▸ Requirement:
Return, without pictures, the lines from the start of the data through the one that contains "ax = fig.add_axes([0.1358, 0.112, 0.832, 0.847])".

▸ Data excerpt:

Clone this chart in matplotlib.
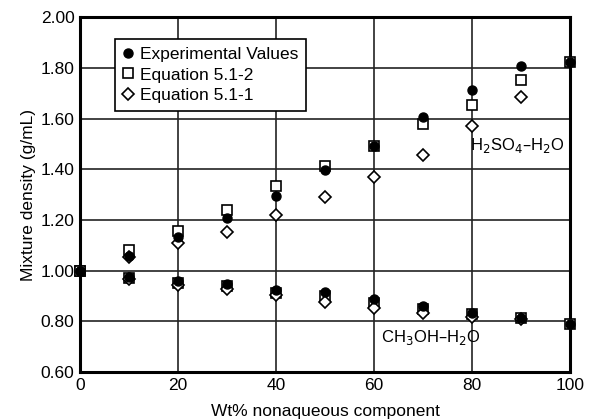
import matplotlib
matplotlib.use("Agg")
from matplotlib import pyplot as plt

# weight % of nonaqueous component
wt = [0, 10, 20, 30, 40, 50, 60, 70, 80, 90, 100]

# H2SO4-H2O
h2so4_exp = [1.000, 1.058, 1.134, 1.209, 1.295, 1.397, 1.492, 1.605, 1.713, 1.808, 1.822]
h2so4_eq2 = [1.000, 1.082, 1.158, 1.240, 1.334, 1.414, 1.492, 1.580, 1.652, 1.752, 1.822]
wt_eq1 = [10, 20, 30, 40, 50, 60, 70, 80, 90]
h2so4_eq1 = [1.052, 1.108, 1.154, 1.221, 1.290, 1.371, 1.456, 1.572, 1.684]

# CH3OH-H2O
meoh_exp = [1.000, 0.976, 0.959, 0.946, 0.924, 0.915, 0.887, 0.862, 0.832, 0.812, 0.789]
meoh_eq2 = [1.000, 0.972, 0.950, 0.938, 0.912, 0.900, 0.872, 0.850, 0.828, 0.812, 0.789]
meoh_eq1 = [0.967, 0.942, 0.928, 0.903, 0.877, 0.852, 0.834, 0.816, 0.810]

plt.rcParams['font.family'] = ['Liberation Sans', 'DejaVu Sans']
plt.rcParams['font.size'] = 12.5

fig = plt.figure(figsize=(5.89, 4.19), dpi=100)
ax = fig.add_axes([0.1358, 0.112, 0.832, 0.847])

sq = dict(marker='s', markersize=7.5, markerfacecolor='white', markeredgecolor='black',
          markeredgewidth=1.2, linestyle='none')
di = dict(marker='D', markersize=5.8, markerfacecolor='white', markeredgecolor='black',
          markeredgewidth=1.2, linestyle='none')
ci = dict(marker='o', markersize=6.5, color='black', linestyle='none')

ax.plot(wt, h2so4_eq2, zorder=3, clip_on=False, **sq)
ax.plot(wt, meoh_eq2, zorder=3, clip_on=False, **sq)
ax.plot(wt_eq1, h2so4_eq1, zorder=4, **di)
ax.plot(wt_eq1, meoh_eq1, zorder=4, **di)
ax.plot(wt, h2so4_exp, zorder=5, clip_on=False, **ci)
ax.plot(wt, meoh_exp, zorder=5, clip_on=False, **ci)

# legend handles
h1, = ax.plot([], [], label='Experimental Values', **ci)
h2, = ax.plot([], [], label='Equation 5.1-2', **sq)
h3, = ax.plot([], [], label='Equation 5.1-1', **di)
leg = ax.legend(handles=[h1, h2, h3], loc='upper left', bbox_to_anchor=(0.072, 0.938),
                frameon=True, fancybox=False, edgecolor='black', framealpha=1,
                handlelength=0.6, handletextpad=0.35, borderpad=0.45, labelspacing=0.3,
                borderaxespad=0, fontsize=12.5)
leg.get_frame().set_linewidth(1.2)
leg.set_zorder(6)

ax.text(79.5, 1.495, r'H$_2$SO$_4$–H$_2$O', fontsize=12, va='center', ha='left')
ax.text(61.5, 0.735, r'CH$_3$OH–H$_2$O', fontsize=12, va='center', ha='left')

ax.set_xlim(0, 100)
ax.set_ylim(0.6, 2.0)
ax.set_xticks([0, 20, 40, 60, 80, 100])
ax.set_yticks([0.6, 0.8, 1.0, 1.2, 1.4, 1.6, 1.8, 2.0])
ax.set_yticklabels(['%.2f' % v for v in ax.get_yticks()])
ax.tick_params(length=0, pad=4, labelsize=12.5)
ax.grid(True, color='#222222', linewidth=1.2)
ax.set_axisbelow(True)
for s in ax.spines.values():
    s.set_linewidth(2.2)

ax.set_xlabel('Wt% nonaqueous component', fontsize=12.5, labelpad=8)
ax.set_ylabel('Mixture density (g/mL)', fontsize=12.5, labelpad=3)

fig.savefig('out.png', dpi=100)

▸ Response for this exercise:
Clone this chart in matplotlib.
import matplotlib
matplotlib.use("Agg")
from matplotlib import pyplot as plt

# weight % of nonaqueous component
wt = [0, 10, 20, 30, 40, 50, 60, 70, 80, 90, 100]

# H2SO4-H2O
h2so4_exp = [1.000, 1.058, 1.134, 1.209, 1.295, 1.397, 1.492, 1.605, 1.713, 1.808, 1.822]
h2so4_eq2 = [1.000, 1.082, 1.158, 1.240, 1.334, 1.414, 1.492, 1.580, 1.652, 1.752, 1.822]
wt_eq1 = [10, 20, 30, 40, 50, 60, 70, 80, 90]
h2so4_eq1 = [1.052, 1.108, 1.154, 1.221, 1.290, 1.371, 1.456, 1.572, 1.684]

# CH3OH-H2O
meoh_exp = [1.000, 0.976, 0.959, 0.946, 0.924, 0.915, 0.887, 0.862, 0.832, 0.812, 0.789]
meoh_eq2 = [1.000, 0.972, 0.950, 0.938, 0.912, 0.900, 0.872, 0.850, 0.828, 0.812, 0.789]
meoh_eq1 = [0.967, 0.942, 0.928, 0.903, 0.877, 0.852, 0.834, 0.816, 0.810]

plt.rcParams['font.family'] = ['Liberation Sans', 'DejaVu Sans']
plt.rcParams['font.size'] = 12.5

fig = plt.figure(figsize=(5.89, 4.19), dpi=100)
ax = fig.add_axes([0.1358, 0.112, 0.832, 0.847])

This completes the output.